Enquanto isso, e apesar disso, Paulo Guedes vai fazendo o que não gostaria de fazer: esquece-se um pouco da austeridade, o mantra que tantos analistas repetem em estado de hipnose.

Entendo pouco de economia, mas tenho alguma memória.​

Quando Dilma Rousseff estava no governo, tínhamos uma inflação crescendo a olhos vistos e juros em alta. Hoje, a inflação está baixíssima e os juros praticamente negativos. Não faz sentido recomendar a um bombeiro que economize água durante um incêndio.

Seja como for, alguns assessores mais ortodoxos já saíram da equipe de Paulo Guedes. Talvez ele próprio seja um dos últimos bastiões de purismo no governo. Ricardo Salles terá de sair alguma hora, por pressão internacional.

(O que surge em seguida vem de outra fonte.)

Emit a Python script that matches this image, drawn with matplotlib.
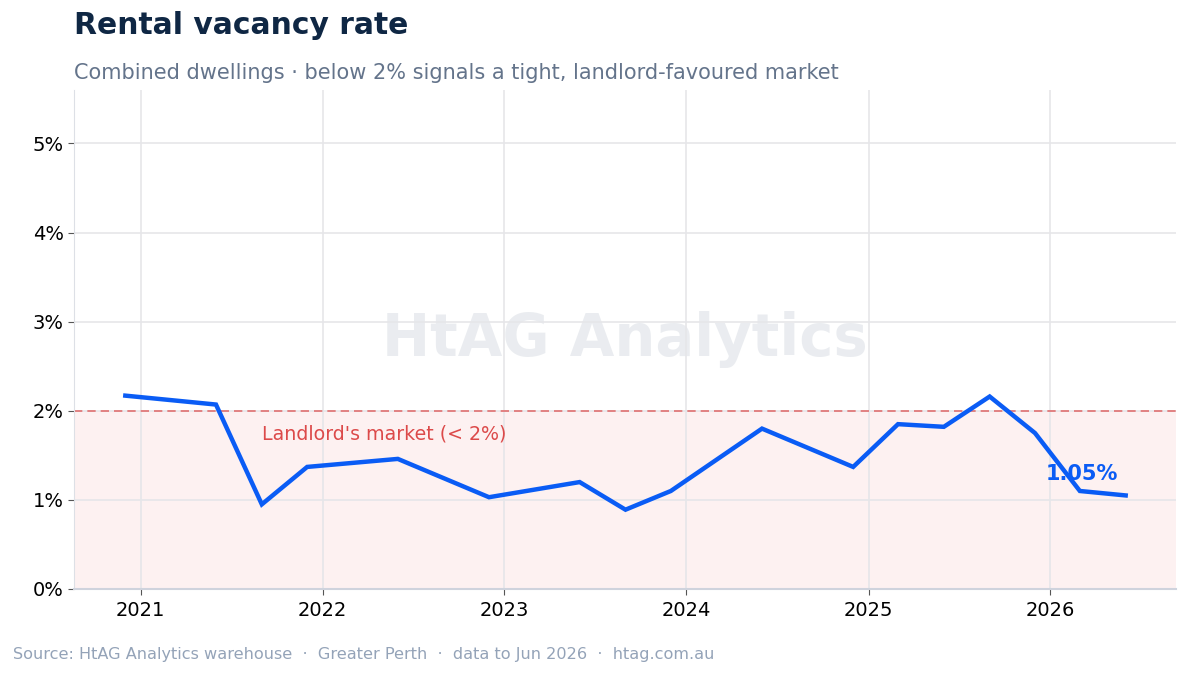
import matplotlib
matplotlib.use("Agg")
import matplotlib.pyplot as plt
import matplotlib.dates as mdates
import numpy as np
from datetime import datetime

# data
dates = ["2020-12", "2021-06", "2021-09", "2021-12", "2022-06", "2022-12",
         "2023-06", "2023-09", "2023-12", "2024-06", "2024-12", "2025-03",
         "2025-06", "2025-09", "2025-12", "2026-03", "2026-06"]
vacancy = [2.17, 2.07, 0.95, 1.37, 1.46, 1.03,
           1.20, 0.89, 1.10, 1.80, 1.37, 1.85,
           1.82, 2.16, 1.75, 1.10, 1.05]
threshold = 2.0
yticks = [0, 1, 2, 3, 4, 5]

x = [datetime.strptime(d, "%Y-%m") for d in dates]

fig = plt.figure(figsize=(11.89, 6.76), dpi=100)
ax = fig.add_axes([74/1189, 1 - 589/676, (1176-74)/1189, (589-90)/676])

ax.set_xlim(datetime(2020, 8, 20), datetime(2026, 9, 10))
ax.set_ylim(0, 5.6)

# landlord's market zone
ax.axhspan(0, threshold, color="#fdeeee", alpha=0.8, zorder=0, lw=0)
ax.axhline(threshold, color="#e07070", ls=(0, (5, 3)), lw=1.2, zorder=1)
ax.text(datetime(2021, 9, 1), 1.74, "Landlord's market (< 2%)", color="#dc4a4a",
        fontsize=13.7, va="center", ha="left", zorder=3)

ax.plot(x, vacancy, color="#0a5cf5", lw=3.2, solid_joinstyle="miter", zorder=4)
ax.annotate("%.2f%%" % vacancy[-1], xy=(x[-1], vacancy[-1]), xytext=(-8, 21),
            textcoords="offset pixels", color="#0a5cf5", fontsize=15,
            fontweight="bold", ha="right", va="center", zorder=5)

# watermark
ax.text(0.5, 0.5, "HtAG Analytics", transform=ax.transAxes, fontsize=41.5,
        fontweight="bold", color="#cbd1da", alpha=0.4, ha="center", va="center", zorder=0.5)

ax.set_yticks(yticks)
ax.set_yticklabels(["%d%%" % v for v in yticks])
ax.xaxis.set_major_locator(mdates.YearLocator())
ax.xaxis.set_major_formatter(mdates.DateFormatter("%Y"))
ax.tick_params(labelsize=14, colors="#555555", labelcolor="black", length=4)
ax.tick_params(axis="x", pad=5)
ax.grid(True, color="#e6e6e9", lw=1.2, zorder=0.6)
ax.set_axisbelow(True)

for s in ["top", "right"]:
    ax.spines[s].set_visible(False)
ax.spines["left"].set_color("#dde0e6")
ax.spines["bottom"].set_color("#cfd3dd")
ax.spines["bottom"].set_linewidth(1.5)

fig.text(74/1189, 1 - 26/676, "Rental vacancy rate", fontsize=21.4, fontweight="bold",
         color="#0f2744", va="center", ha="left")
fig.text(74/1189, 1 - 73/676, "Combined dwellings \u00b7 below 2% signals a tight, landlord-favoured market",
         fontsize=15, color="#64748b", va="center", ha="left")
fig.text(13/1189, 1 - 655/676,
         "Source: HtAG Analytics warehouse  \u00b7  Greater Perth  \u00b7  data to Jun 2026  \u00b7  htag.com.au",
         fontsize=11.6, color="#94a3b8", va="center", ha="left")

fig.savefig("out.png", dpi=100)
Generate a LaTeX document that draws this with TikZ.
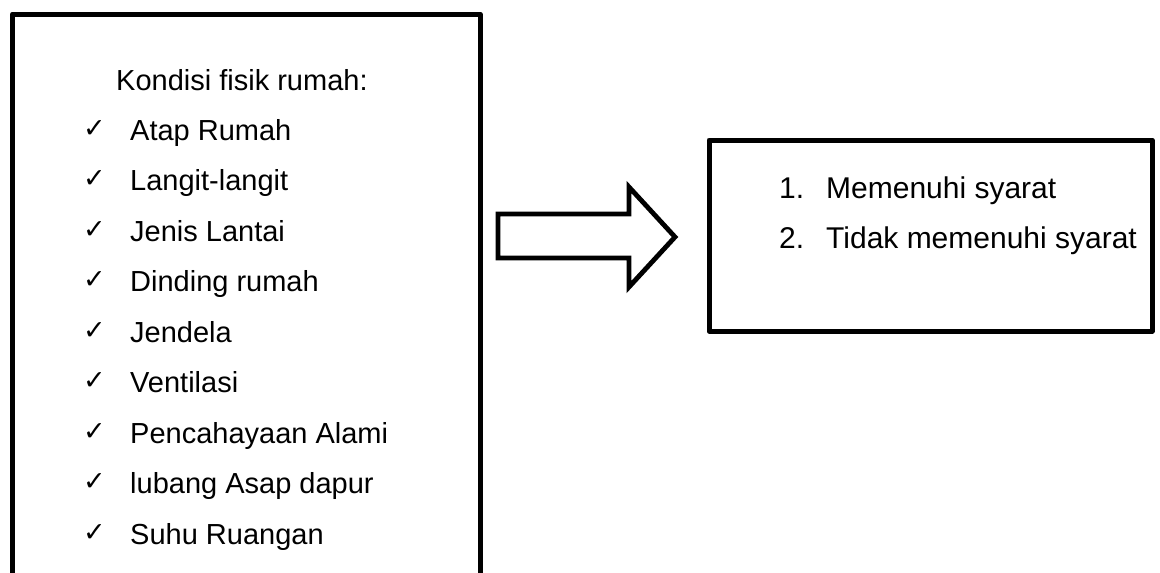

Os absurdos, as violências, os repetidos atos contra a liberdade de imprensa, o avanço do autoritarismo, a estupidez fundamental do bolsonarismo continuarão sempre que possível. O aumento nas pesquisas anima o presidente a querer esmurrar a boca de uma jornalista.

Diante do fanatismo e da loucura, entretanto, até o populismo eleitoral pode ser um fator de moderação. Tenho medo de sustentar essa hipótese; de resto, não sei se adianta. Quando a lógica vai para o espaço, qualquer hipótese vale pouco.